In general, sports have my complete disinterest. I just don't care what league has been going on now or who will win. Apparently I'm not that competitive. But the Tokyo Paralympic Games turn out to be a different story…
When I was a student, my housemates watched football fanatically. We haven't skipped a European Championship or World Cup. I've always joined them, because I thought it was fun. But where they mainly watched football, I mainly watched my housemates. Because people watching football are hilarious!
Once I attended a full sports tournament, all by myself: the World Snooker Championship. On the BBC, of course. But that was a one-year excess. Over the next few years, I stuck to watching a few games, for old times' sake. And then my portion of sport for the rest of that year was more than enough.
This year I surprised myself: on the 2nd day of the Paralympic Games I started to watch. First only the sports news of the NOS and the summaries later in the evening. Soon I went on with the backgrounds. Then followed by the podcast of Miss Paralympics, with interviews with various athletes who are now in Tokyo and former Paralympians. Before I knew it, I was watching live streams of matches all morning to see how “our” athletes are doing.

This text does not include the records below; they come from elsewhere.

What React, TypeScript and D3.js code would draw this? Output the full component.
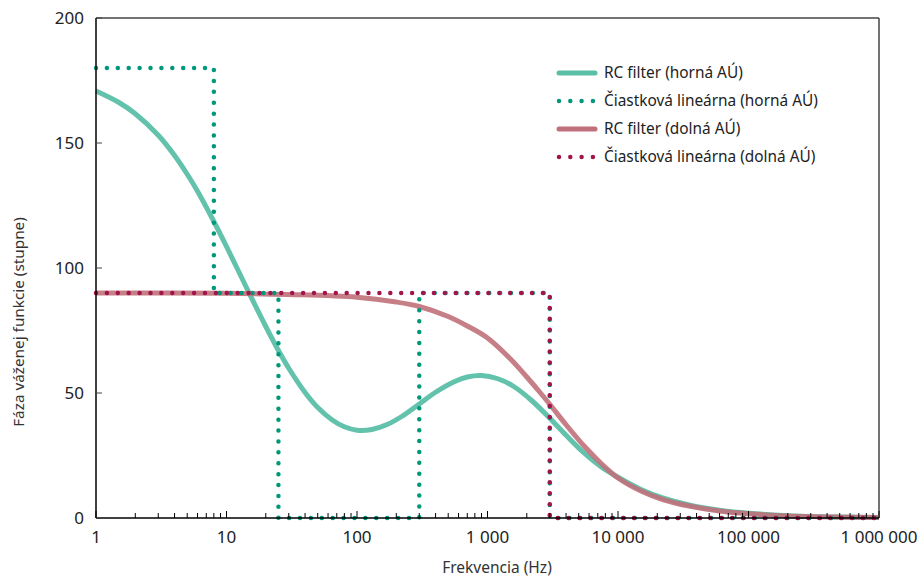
import React from "react";
import * as d3 from "d3";

const W = 920;
const H = 577;
const M = { left: 96, right: 41, top: 18, bottom: 59 };

const xTicks = [1, 10, 100, 1000, 10000, 100000, 1000000];
const xTickLabels = ["1", "10", "100", "1 000", "10 000", "100 000", "1 000 000"];
const yTicks = [0, 50, 100, 150, 200];

// RC filter (horná AÚ)
const greenRcFreq = [1, 1.5, 2, 3, 4, 5, 6, 8, 10, 12, 15, 20, 25, 30, 40, 50, 65, 80, 100, 130, 170, 220, 300, 400, 550, 700, 900, 1200, 1600, 2200, 3000, 4000, 5500, 7500, 10000, 15000, 22000, 35000, 60000, 100000, 200000, 500000, 1000000];
const greenRcPhase = [170.8, 166.2, 161.7, 153.1, 145, 137.5, 130.7, 118.6, 108.6, 100.1, 89.7, 76.6, 67, 59.9, 50.2, 44.2, 39.1, 36.5, 35.1, 35.4, 37.4, 40.6, 45.6, 50.3, 54.4, 56.4, 57, 55.7, 52.5, 46.8, 39.9, 33.1, 26, 20.3, 16.3, 11.4, 8, 5.2, 3.1, 1.9, 0.95, 0.4, 0.2];

// Čiastková lineárna (horná AÚ)
const greenStepFreq = [1, 8, 8, 25, 25, 300, 300, 3000, 3000, 1000000];
const greenStepPhase = [180, 180, 90, 90, 0, 0, 90, 90, 0, 0];

// RC filter (dolná AÚ)
const redRcFreq = [1, 10, 30, 100, 200, 300, 500, 700, 1000, 1500, 2000, 2500, 3000, 4000, 5500, 7500, 10000, 15000, 22000, 35000, 60000, 100000, 200000, 500000, 1000000];
const redRcPhase = [90, 89.9, 89.4, 88.3, 86.4, 84.6, 80.6, 76.8, 72, 63.6, 56.4, 50.5, 45.5, 37.3, 28.8, 21.6, 16, 10.8, 7.4, 4.8, 2.8, 1.7, 0.85, 0.35, 0.17];

// Čiastková lineárna (dolná AÚ)
const redStepFreq = [1, 3000, 3000, 1000000];
const redStepPhase = [90, 90, 0, 0];

const seriesNames = [
  "RC filter (horná AÚ)",
  "Čiastková lineárna (horná AÚ)",
  "RC filter (dolná AÚ)",
  "Čiastková lineárna (dolná AÚ)",
];

const C_GREEN_SOLID = "#5bbfa6";
const C_GREEN_DOT = "#00987a";
const C_RED_SOLID = "#c0707a";
const C_RED_DOT = "#a0154b";
const FONT = "'Noto Sans', 'Open Sans', sans-serif";

export default function App() {
  const x = d3.scaleLog().domain([1, 1000000]).range([M.left, W - M.right]);
  const y = d3.scaleLinear().domain([0, 200]).range([H - M.bottom, M.top]);

  const zip = (fs: number[], vs: number[]) => fs.map((f, i) => [f, vs[i]] as [number, number]);
  const smooth = d3
    .line<[number, number]>()
    .x((d) => x(d[0]))
    .y((d) => y(d[1]))
    .curve(d3.curveCatmullRom.alpha(0.5));
  const straight = d3
    .line<[number, number]>()
    .x((d) => x(d[0]))
    .y((d) => y(d[1]));

  const minorTicks: number[] = [];
  for (let e = 0; e < 6; e++) {
    for (let k = 2; k <= 9; k++) minorTicks.push(k * Math.pow(10, e));
  }

  const x0 = M.left;
  const x1 = W - M.right;
  const y0 = H - M.bottom;
  const y1 = M.top;

  const dotStyle = { strokeWidth: 4.5, strokeDasharray: "0 10.9", strokeLinecap: "round" as const, fill: "none" };

  const legendX = 557;
  const legendY = [73, 101, 129, 157];

  return (
    <svg width={W} height={H} style={{ position: "absolute", left: 0, top: 0 }} fontFamily={FONT}>
      <rect x={0} y={0} width={W} height={H} fill="#fff" />
      {/* frame */}
      <line x1={x0} y1={y1} x2={x1} y2={y1} stroke="#444" strokeWidth={1.5} />
      <line x1={x1} y1={y1} x2={x1} y2={y0} stroke="#444" strokeWidth={1.5} />

      {/* series */}
      <path d={smooth(zip(greenRcFreq, greenRcPhase)) || ""} stroke={C_GREEN_SOLID} strokeWidth={5} fill="none" opacity={0.95} />
      <path d={smooth(zip(redRcFreq, redRcPhase)) || ""} stroke={C_RED_SOLID} strokeWidth={5} fill="none" opacity={0.9} />
      <path d={straight(zip(greenStepFreq, greenStepPhase)) || ""} stroke={C_GREEN_DOT} {...dotStyle} />
      <path d={straight(zip(redStepFreq, redStepPhase)) || ""} stroke={C_RED_DOT} {...dotStyle} />

      {/* axes */}
      <line x1={x0} y1={y1} x2={x0} y2={y0} stroke="#000" strokeWidth={1.5} />
      <line x1={x0} y1={y0} x2={x1} y2={y0} stroke="#000" strokeWidth={1.5} />
      {minorTicks.map((t) => (
        <line key={"m" + t} x1={x(t)} x2={x(t)} y1={y0} y2={y0 - 5} stroke="#000" strokeWidth={1} />
      ))}
      {xTicks.map((t, i) => (
        <g key={"x" + t}>
          <line x1={x(t)} x2={x(t)} y1={y0} y2={y0 - 7} stroke="#000" strokeWidth={1} />
          <text x={x(t)} y={y0 + 25} textAnchor="middle" fontSize={17} fill="#222">
            {xTickLabels[i]}
          </text>
        </g>
      ))}
      {yTicks.map((t) => (
        <g key={"y" + t}>
          <line x1={x0} x2={x0 + 6} y1={y(t)} y2={y(t)} stroke="#444" strokeWidth={1} />
          <text x={84} y={y(t) + 6} textAnchor="end" fontSize={17} fill="#222">
            {t}
          </text>
        </g>
      ))}

      <text x={497} y={573} textAnchor="middle" fontSize={15.5} fill="#333">
        Frekvencia (Hz)
      </text>
      <text transform={`translate(24,322) rotate(-90)`} textAnchor="middle" fontSize={15.3} fill="#333">
        Fáza váženej funkcie (stupne)
      </text>

      {/* legend */}
      {seriesNames.map((name, i) => {
        const ly = legendY[i];
        const isDot = i % 2 === 1;
        const col = [C_GREEN_SOLID, C_GREEN_DOT, C_RED_SOLID, C_RED_DOT][i];
        return (
          <g key={name}>
            {isDot ? (
              <line x1={legendX + 2} x2={legendX + 38} y1={ly} y2={ly} stroke={col} {...dotStyle} strokeDasharray="0 11.3" />
            ) : (
              <line x1={legendX + 2} x2={legendX + 38} y1={ly} y2={ly} stroke={col} strokeWidth={5} strokeLinecap="round" />
            )}
            <text x={604} y={ly + 5} fontSize={15.4} fill="#222">
              {name}
            </text>
          </g>
        );
      })}
    </svg>
  );
}
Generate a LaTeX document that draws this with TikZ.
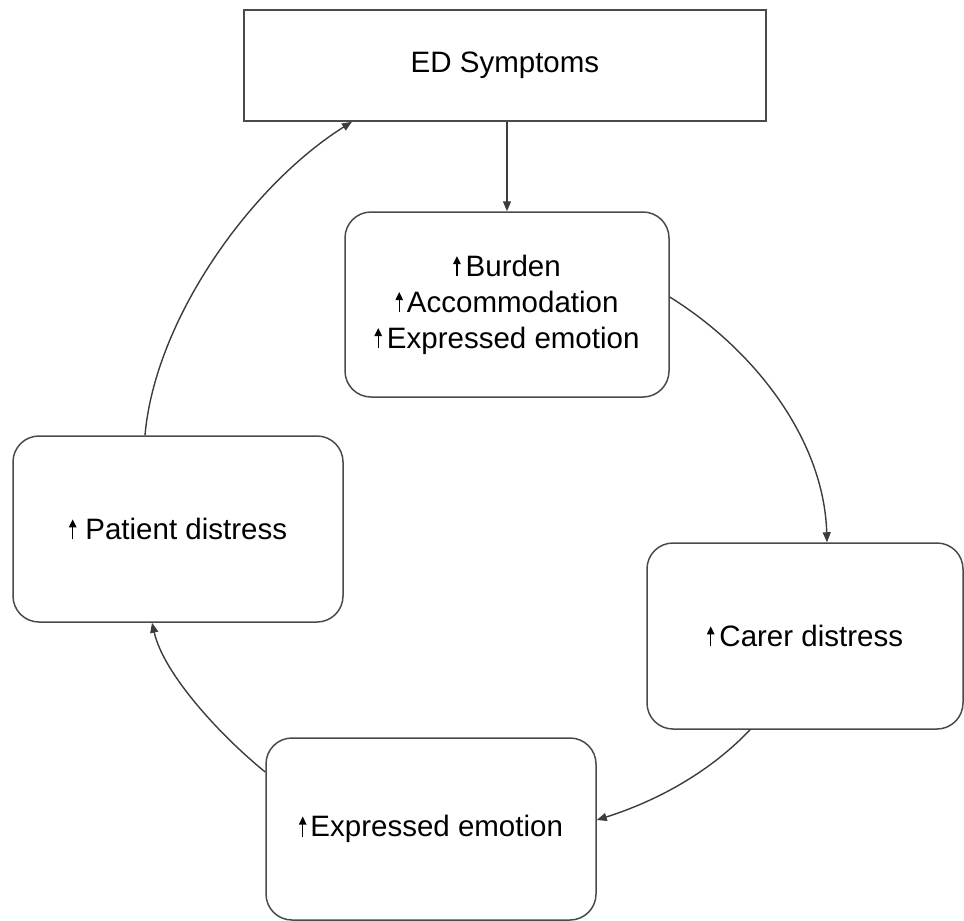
\documentclass[tikz,border=0pt]{standalone}
\usepackage{fontspec}
\setmainfont{Liberation Sans}
\usetikzlibrary{arrows.meta}

\definecolor{edge}{HTML}{3C3C3C}
\definecolor{frame}{HTML}{4A4A4A}

% small filled up-arrow placed before each factor; optional gap after it
\newcommand{\incr}[1][4pt]{\tikz[baseline=0pt]\draw[line width=1.3pt,-{Triangle[length=8pt,width=7.5pt]}] (0pt,0pt) -- (0pt,20pt);\hspace{#1}}

\begin{document}
\begin{tikzpicture}[x=1pt,y=-1pt,
  every node/.style={font=\fontsize{29.5}{36}\selectfont, text=black},
  topbox/.style={draw=frame, line width=1.5pt, rectangle, inner sep=0pt},
  roundbox/.style={draw=frame, line width=1.5pt, rectangle, rounded corners=26pt, inner sep=0pt, align=center},
  link/.style={draw=edge, line width=1.4pt, -{Triangle[length=10pt,width=8pt]}}]

\useasboundingbox (0,0) rectangle (964,921);

% boxes
\node[topbox, minimum width=522pt, minimum height=111pt] (ed) at (505,65.5) {ED Symptoms};
\node[roundbox, minimum width=324pt, minimum height=185pt] (burden) at (507,304.5)
  {\incr[5pt]Burden\\\incr Accommodation\\\incr[5pt]Expressed emotion};
\node[roundbox, minimum width=316pt, minimum height=186pt] (carer) at (805,636) {\incr[5pt]Carer distress};
\node[roundbox, minimum width=330pt, minimum height=182pt] (ee) at (431,829) {\incr Expressed emotion};
\node[roundbox, minimum width=330pt, minimum height=186pt] (patient) at (178,529) {\incr[9pt]Patient distress};

% named ends of the curved connectors
\coordinate (b1) at (burden.east |- 0,297);
\coordinate (c1) at (carer.north -| 827,0);
\coordinate (c2) at (carer.south -| 750,0);
\coordinate (e1) at (ee.east |- 0,820);
\coordinate (e2) at (ee.west |- 0,772);
\coordinate (p1) at (patient.south -| 152,0);
\coordinate (p2) at (patient.north -| 145,0);
\coordinate (d1) at (ed.south -| 352,0);

% connectors
\draw[link] (ed.south -| burden.north) -- (burden.north);
\draw[link] (b1) .. controls (755,350) and (824,440) .. (c1);
\draw[link] (c2) .. controls (712,770) and (660,800) .. (e1);
\draw[link] (e2) .. controls (222,737) and (164,675) .. (p1);
\draw[link] (p2) .. controls (155,320) and (250,186) .. (d1);
\end{tikzpicture}
\end{document}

That's how I got to know surprising new sports. I had never heard of football 5-a-side (football for the blind) or boccia (pétanque for people with a motor disability). Fun fact: boccia is the only Paralympic sport that doesn't have an Olympic counterpart.
What I like is that the Paralympic Games seem so much more human than the Olympic Games, at least to me. While many Paralympic athletes are as much full-time athletes as many of their Olympic collegues, the Paralympic Games seem less commercial than their Olympic counterparts. That's what makes Paralympic athletes this approachable. Any of the Paralympic athletes could have been my neighbour. (And I never thought that about Olympic athletes.)
In interviews, athletes tell that the Paralympic Games are on the rise. In recent years there has been a professionalization. The materials are improving rapidly. The media pay more attention. And Paralympians are now also able to get a full-time paid job out of it. If you belong to the top 10, you can even make a very nice income from it. Just like their colleagues without disabilities. Anyway, I enjoy hearing their enthusiasm.
But the Payalympic Games also make me jealous. These athletes have a disability with which they can still sport at the world's top level. That's not something I aspire in the least, but I would like to be able to practice a sport at an amateur level. For example, I really like wheelchair basketball. But my energetic disability means that I can hardly do that, or even not at all. That hurts.
So for me, it remains with watching the Paralympic athletes. And it turns out that I like to do that. Life can get very weird!